Task statement — Pictures aside, quote the whole listing exactly.
++++++++++++++++++++
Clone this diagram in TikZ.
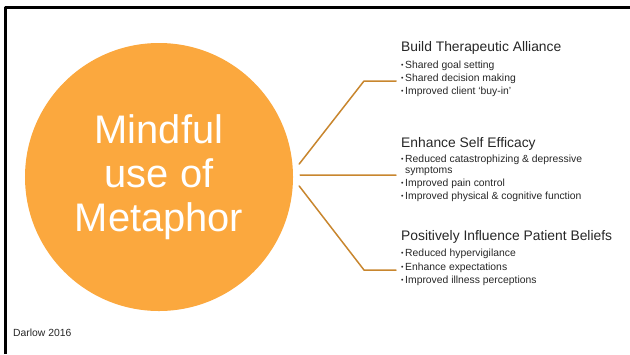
\documentclass[tikz,border=0pt]{standalone}
\usepackage{fontspec}
\setmainfont{Liberation Sans}
\definecolor{mindorange}{RGB}{251,168,62}
\definecolor{linkbrown}{RGB}{200,134,46}
\definecolor{txtgray}{RGB}{38,38,38}
\newcommand\itm{{\fontsize{7}{7}\selectfont\raisebox{0.8bp}{\textbullet}}\hspace{1.6bp}}

\begin{document}
\begin{tikzpicture}[x=1bp,y=-1bp, line join=round, line cap=round,
    head/.style={anchor=base west, inner sep=0pt, text=txtgray, font=\fontsize{13.9}{16}\selectfont},
    item/.style={anchor=base west, inner sep=0pt, text=txtgray, font=\fontsize{10.4}{12}\selectfont},
    link/.style={draw=linkbrown, line width=1.5bp}]
    \useasboundingbox (0,0) rectangle (630,354);
    % frame, top and left edges only
    \draw[line width=2.5bp, line cap=butt] (5.3,354) -- (5.3,7.5) -- (630,7.5);
    % the big circle
    \node (mind) at (159,177) [circle, fill=mindorange, minimum size=268bp, inner sep=0pt,
        text=white, align=center, font=\fontsize{40}{44}\selectfont] {Mindful\\use of\\Metaphor};
    % first group
    \node (h1) at (401,51) [head] {Build Therapeutic Alliance};
    \node (i11) at (401,68) [item] {\itm Shared goal setting};
    \node (i12) at (401,81) [item] {\itm Shared decision making};
    \node (i13) at (401,94) [item] {\itm Improved client ‘buy-in’};
    % second group
    \node (h2) at (401,147.5) [head] {Enhance Self Efficacy};
    \node (i21) at (401,162.7) [item] {\itm Reduced catastrophizing \& depressive};
    \node (i21b) at (401,173) [item] {\phantom{\itm}symptoms};
    \node (i22) at (401,186) [item] {\itm Improved pain control};
    \node (i23) at (401,199) [item] {\itm Improved physical \& cognitive function};
    % third group
    \node (h3) at (401,240.5) [head] {Positively Influence Patient Beliefs};
    \node (i31) at (401,256) [item] {\itm Reduced hypervigilance};
    \node (i32) at (401,270) [item] {\itm Enhance expectations};
    \node (i33) at (401,283.3) [item] {\itm Improved illness perceptions};
    \node (src) at (13,336) [item] {Darlow 2016};
    % connectors
    \coordinate (k1) at (364,81);
    \coordinate (t1) at (396,81);
    \coordinate (t2) at (396,175);
    \coordinate (k3) at (364,270);
    \coordinate (t3) at (396,270);
    \draw[link] ([xshift=6bp,yshift=13bp]mind.east) -- (k1) -- (t1);
    \draw[link] ([xshift=7bp,yshift=2bp]mind.east) -- (t2);
    \draw[link] ([xshift=6bp,yshift=-9bp]mind.east) -- (k3) -- (t3);
\end{tikzpicture}
\end{document}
++++++++++++++++++++
Result of this task —
Clone this diagram in TikZ.
\documentclass[tikz,border=0pt]{standalone}
\usepackage{fontspec}
\setmainfont{Liberation Sans}
\definecolor{mindorange}{RGB}{251,168,62}
\definecolor{linkbrown}{RGB}{200,134,46}
\definecolor{txtgray}{RGB}{38,38,38}
\newcommand\itm{{\fontsize{7}{7}\selectfont\raisebox{0.8bp}{\textbullet}}\hspace{1.6bp}}

\begin{document}
\begin{tikzpicture}[x=1bp,y=-1bp, line join=round, line cap=round,
    head/.style={anchor=base west, inner sep=0pt, text=txtgray, font=\fontsize{13.9}{16}\selectfont},
    item/.style={anchor=base west, inner sep=0pt, text=txtgray, font=\fontsize{10.4}{12}\selectfont},
    link/.style={draw=linkbrown, line width=1.5bp}]
    \useasboundingbox (0,0) rectangle (630,354);
    % frame, top and left edges only
    \draw[line width=2.5bp, line cap=butt] (5.3,354) -- (5.3,7.5) -- (630,7.5);
    % the big circle
    \node (mind) at (159,177) [circle, fill=mindorange, minimum size=268bp, inner sep=0pt,
        text=white, align=center, font=\fontsize{40}{44}\selectfont] {Mindful\\use of\\Metaphor};
    % first group
    \node (h1) at (401,51) [head] {Build Therapeutic Alliance};
    \node (i11) at (401,68) [item] {\itm Shared goal setting};
    \node (i12) at (401,81) [item] {\itm Shared decision making};
    \node (i13) at (401,94) [item] {\itm Improved client ‘buy-in’};
    % second group
    \node (h2) at (401,147.5) [head] {Enhance Self Efficacy};
    \node (i21) at (401,162.7) [item] {\itm Reduced catastrophizing \& depressive};
    \node (i21b) at (401,173) [item] {\phantom{\itm}symptoms};
    \node (i22) at (401,186) [item] {\itm Improved pain control};
    \node (i23) at (401,199) [item] {\itm Improved physical \& cognitive function};
    % third group
    \node (h3) at (401,240.5) [head] {Positively Influence Patient Beliefs};
    \node (i31) at (401,256) [item] {\itm Reduced hypervigilance};
    \node (i32) at (401,270) [item] {\itm Enhance expectations};
    \node (i33) at (401,283.3) [item] {\itm Improved illness perceptions};
    \node (src) at (13,336) [item] {Darlow 2016};
    % connectors
    \coordinate (k1) at (364,81);
    \coordinate (t1) at (396,81);
    \coordinate (t2) at (396,175);
    \coordinate (k3) at (364,270);
    \coordinate (t3) at (396,270);
    \draw[link] ([xshift=6bp,yshift=13bp]mind.east) -- (k1) -- (t1);
    \draw[link] ([xshift=7bp,yshift=2bp]mind.east) -- (t2);
    \draw[link] ([xshift=6bp,yshift=-9bp]mind.east) -- (k3) -- (t3);
\end{tikzpicture}
\end{document}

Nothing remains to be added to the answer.